--- What you have to do ---
Without any pictures, restate the lines from the one containing "What matplotlib code" to the one containing "label_diam = [15.0, 17.9, 15.5]", word for word, ends included.

--- Data to use ---
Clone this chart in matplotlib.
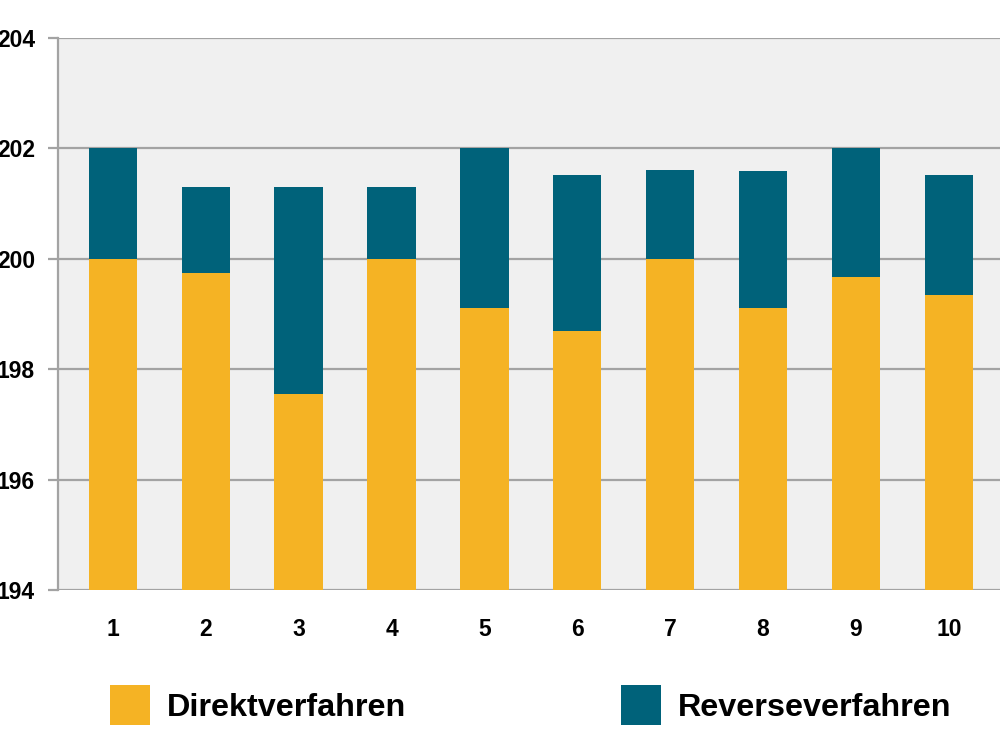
import matplotlib
matplotlib.use("Agg")
import matplotlib.pyplot as plt
import numpy as np

categories = ["1", "2", "3", "4", "5", "6", "7", "8", "9", "10"]
direkt = [200.0, 199.74, 197.55, 200.0, 199.11, 198.69, 200.0, 199.11, 199.67, 199.34]
total = [202.0, 201.30, 201.30, 201.30, 202.0, 201.52, 201.61, 201.59, 202.0, 201.52]
yticks = [194, 196, 198, 200, 202, 204]

plt.rcParams['font.family'] = ['Liberation Sans', 'DejaVu Sans']
plt.rcParams['font.weight'] = 'bold'

yellow = "#F5B324"
teal = "#00627A"
grid_c = "#A3A3A3"

fig = plt.figure(figsize=(10, 7.5), dpi=100)
ax = fig.add_axes([0.058, 0.2133, 0.942, 0.736])
ax.set_facecolor("#F0F0F0")

x = np.arange(1, len(categories) + 1)
base = 194
d_h = [v - base for v in direkt]
r_h = [t - v for t, v in zip(total, direkt)]
b1 = ax.bar(x, d_h, bottom=base, width=0.52, color=yellow, label="Direktverfahren", zorder=3)
b2 = ax.bar(x, r_h, bottom=direkt, width=0.52, color=teal, label="Reverseverfahren", zorder=3)

ax.set_ylim(194, 204)
ax.set_xlim(0.41, 10.55)
ax.set_yticks(yticks)
ax.set_xticks(x)
ax.set_xticklabels(categories)
ax.yaxis.grid(True, color=grid_c, linewidth=1.6, zorder=1)
ax.set_axisbelow(True)

for s in ["top", "right", "bottom"]:
    ax.spines[s].set_visible(False)
ax.spines["left"].set_color(grid_c)
ax.spines["left"].set_linewidth(1.6)
ax.spines["left"].set_zorder(4)

ax.tick_params(axis="y", length=7.5, width=1.6, color=grid_c, pad=9, labelsize=16.5)
ax.tick_params(axis="x", length=0, pad=20, labelsize=16.5)
for lab in ax.get_xticklabels() + ax.get_yticklabels():
    lab.set_fontweight("bold")

common = dict(loc="lower left", frameon=False, prop={"size": 23.3, "weight": "bold"},
              handlelength=1.235, handleheight=1.523, handletextpad=0.52,
              borderpad=0, borderaxespad=0)
leg1 = fig.legend(handles=[b1], bbox_to_anchor=(0.110, 0.033), **common)
leg2 = fig.legend(handles=[b2], bbox_to_anchor=(0.621, 0.033), **common)

fig.savefig("out.png", dpi=100)
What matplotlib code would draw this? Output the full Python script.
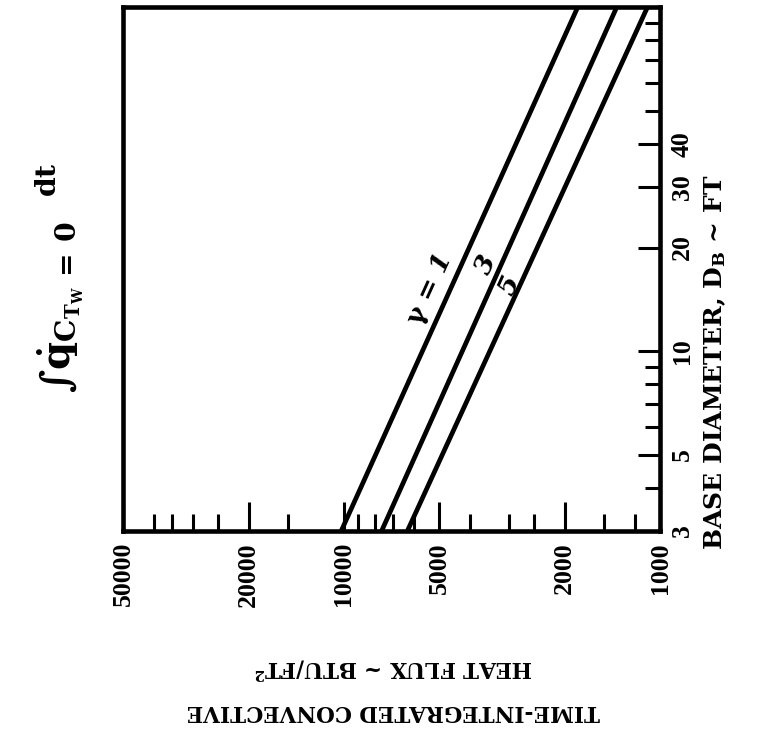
import numpy as np
import matplotlib
matplotlib.use("Agg")
import matplotlib.pyplot as plt
from matplotlib.ticker import FixedLocator, FixedFormatter, NullFormatter

# --- data -------------------------------------------------------------
diameter_ft = [3, 100]                      # base diameter D_B (ft), line end points
flux_gamma1 = [10200, 1820]                 # BTU/ft^2, gamma = 1
flux_gamma3 = [7600, 1370]                  # gamma = 3
flux_gamma5 = [6300, 1095]                  # gamma = 5
gamma_labels = ["$\\gamma$ = 1", "3", "5"]
label_diam = [15.0, 17.9, 15.5]             # where each gamma label sits along its line

flux_major = [1000, 2000, 5000, 10000, 20000, 50000]
flux_major_labels = ["1000", "2000", "5000", "10000", "20000", "50000"]
flux_minor = [1200, 1500, 2500, 3000, 4000, 6000, 7000, 8000, 9000,
              15000, 25000, 30000, 35000, 40000]
diam_major = [3, 5, 10, 20, 30, 40]
diam_major_labels = ["3", "5", "10", "20", "30", "40"]
diam_minor = [4, 6, 7, 8, 9, 50, 60, 70, 80, 90]

# --- style ------------------------------------------------------------
plt.rcParams["mathtext.fontset"] = "custom"
plt.rcParams["mathtext.rm"] = "DejaVu Serif:bold"
plt.rcParams["mathtext.it"] = "DejaVu Serif:italic:bold"
plt.rcParams["mathtext.bf"] = "DejaVu Serif:bold"
plt.rcParams["mathtext.default"] = "rm"

W, H = 761, 738
fig = plt.figure(figsize=(W / 100, H / 100), dpi=100)
left, right, top, bottom = 123, 660, 7, 531
ax = fig.add_axes([left / W, 1 - bottom / H, (right - left) / W, (bottom - top) / H])

ax.set_xscale("log")
ax.set_yscale("log")
ax.set_xlim(50000, 1000)
ax.set_ylim(3, 100)

lw = 3.4
for flux in (flux_gamma1, flux_gamma3, flux_gamma5):
    ax.plot(flux, diameter_ft, color="black", lw=lw, solid_capstyle="butt")

for s in ax.spines.values():
    s.set_linewidth(3.3)

# heat-flux axis along the bottom
ax.xaxis.set_major_locator(FixedLocator(flux_major))
ax.xaxis.set_major_formatter(FixedFormatter(flux_major_labels))
ax.xaxis.set_minor_locator(FixedLocator(flux_minor))
ax.xaxis.set_minor_formatter(NullFormatter())
ax.tick_params(axis="x", which="both", direction="in", bottom=True, top=False,
               width=2.2, color="black")
ax.tick_params(axis="x", which="major", length=21, pad=8)
ax.tick_params(axis="x", which="minor", length=12)

# base-diameter axis along the right side
ax.yaxis.tick_right()
ax.yaxis.set_major_locator(FixedLocator(diam_major))
ax.yaxis.set_major_formatter(FixedFormatter(diam_major_labels))
ax.yaxis.set_minor_locator(FixedLocator(diam_minor))
ax.yaxis.set_minor_formatter(NullFormatter())
ax.tick_params(axis="y", which="both", direction="in", left=False, right=True,
               width=2.2, color="black")
ax.tick_params(axis="y", which="major", length=16, pad=8)
ax.tick_params(axis="y", which="minor", length=11)

tick_font = dict(family="Liberation Serif", weight="bold", size=18.5)
for lab in ax.get_xticklabels():
    lab.set(rotation=90, va="top", ha="center", **tick_font)
for lab in ax.get_yticklabels():
    lab.set(rotation=90, va="center", ha="left", **tick_font)

# gamma labels parallel to the lines
p0 = ax.transData.transform((flux_gamma1[0], diameter_ft[0]))
p1 = ax.transData.transform((flux_gamma1[1], diameter_ft[1]))
angle = np.degrees(np.arctan2(p1[1] - p0[1], p1[0] - p0[0]))
offsets = [-20, -16, -10]
for text, d, flux, off in zip(gamma_labels, label_diam,
                              (flux_gamma1, flux_gamma3, flux_gamma5), offsets):
    slope = np.log(flux[1] / flux[0]) / np.log(diameter_ft[1] / diameter_ft[0])
    q = flux[0] * (d / diameter_ft[0]) ** slope
    ax.annotate(text, (q, d), xytext=(off * 0.72, 0), textcoords="offset points",
                rotation=angle, ha="center", va="center", fontsize=19,
                family="DejaVu Serif", style="italic", weight="bold")

# axis titles
fig.text(715 / W, 1 - 362 / H, "BASE DIAMETER, D$_{\\mathrm{B}}$ ~ FT",
         rotation=90, ha="center", va="center", fontsize=18,
         family="DejaVu Serif", weight="bold")
fig.text(393 / W, 1 - 689 / H,
         "TIME-INTEGRATED CONVECTIVE\nHEAT FLUX ~ BTU/FT$^{2}$",
         rotation=180, ha="center", va="center", fontsize=15.5,
         family="DejaVu Serif", weight="bold", linespacing=1.9,
         multialignment="center")

# integral annotation
fig.text(60 / W, 1 - 278 / H,
         "$\\int\\dot{\\mathrm{q}}_{\\mathrm{C}_{\\mathrm{T}_{\\mathrm{W}}}\\,=\\,0}\\;\\;^{\\mathrm{dt}}$",
         rotation=90, ha="center", va="center", fontsize=29)

fig.savefig("out.png", dpi=100, facecolor="white")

--- The completed task ---
What matplotlib code would draw this? Output the full Python script.
import numpy as np
import matplotlib
matplotlib.use("Agg")
import matplotlib.pyplot as plt
from matplotlib.ticker import FixedLocator, FixedFormatter, NullFormatter

# --- data -------------------------------------------------------------
diameter_ft = [3, 100]                      # base diameter D_B (ft), line end points
flux_gamma1 = [10200, 1820]                 # BTU/ft^2, gamma = 1
flux_gamma3 = [7600, 1370]                  # gamma = 3
flux_gamma5 = [6300, 1095]                  # gamma = 5
gamma_labels = ["$\\gamma$ = 1", "3", "5"]
label_diam = [15.0, 17.9, 15.5]             # where each gamma label sits along its line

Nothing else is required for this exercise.